Police reform legislation, Assembly Bill (AB) 26, passed the California State Assembly Committee on Public Safety last week but continued opposition from the law enforcement lobby is expected, according to the bill’s sponsor.

Despite having significantly reformed the legislation, Assemblymember Chris Holden, who introduced the bill, said law enforcement groups are still moving forward against AB 26 in an aggressive way.

“I don't quite understand why because this bill only adds to transparency and accountability, and it also makes things a lot more clear for the public,” Holden told the Southern California Record. “I don't think operating in the gray areas is the most efficient way to win support from the community and I think there are so many good officers out there that this is a good, important bill that can benefit them as well.”

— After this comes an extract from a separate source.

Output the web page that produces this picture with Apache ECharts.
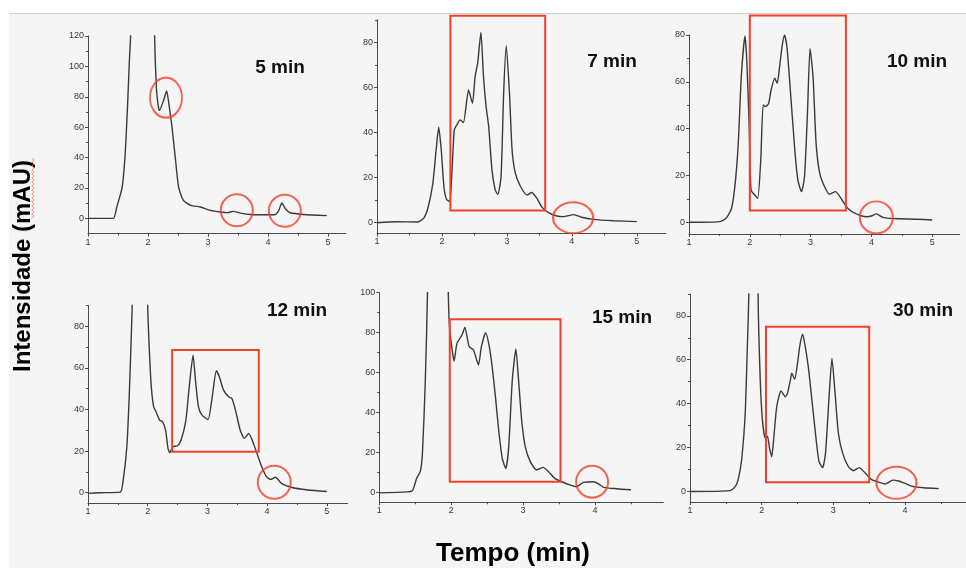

Also known as the George Floyd Law, AB 26, if enacted, would outline specific actions of intervention that officers are expected to employ when witnessing another officer using excessive force against a citizen. 

"In terms of the penalty side, we took out accessory to a crime, which I would have thought still preserves the bill in a very efficient way because there's still, upon investigation, the ability to decertify or disqualify an officer from continuing to be an officer if he fails to intervene but the heavier penalty of accessory to a crime was taken out,” Holden said.

According to the bill, interceding includes, but is not limited to, physically stopping the excessive use of force, recording the excessive force and documenting efforts to intervene, efforts to deescalate the offending officer’s excessive use of force, and confronting the offending officer about the excessive force during the use of force and, if the officer continues, reporting to dispatch or the watch commander on duty and stating the offending officer’s name, unit, location, time, and situation, in order to establish a duty for that officer to intervene.

“The bill died last year in Senate appropriations even though we had the votes to pass it,” Holden said. “There aren't going to be any significant costs if any, because the training measures are already paid for by Police Officer Standards and Training (POST) in the amount of $5 million per simulator. We have a hundred stimulators that officers are being trained under in terms of intervention and how to do that.”

AB 26 would also expand on current law, which decertifies a police officer if he or she uses excessive force, which results in great bodily injury or death or fails to intercede in that incident. The next step for the bill is the Assembly Appropriations Committee. 

As previously reported, Holden co-authored AB 979, which mandates racial diversity on corporate boards. Gov. Gavin Newsom signed the diversity legislation into law last year in September.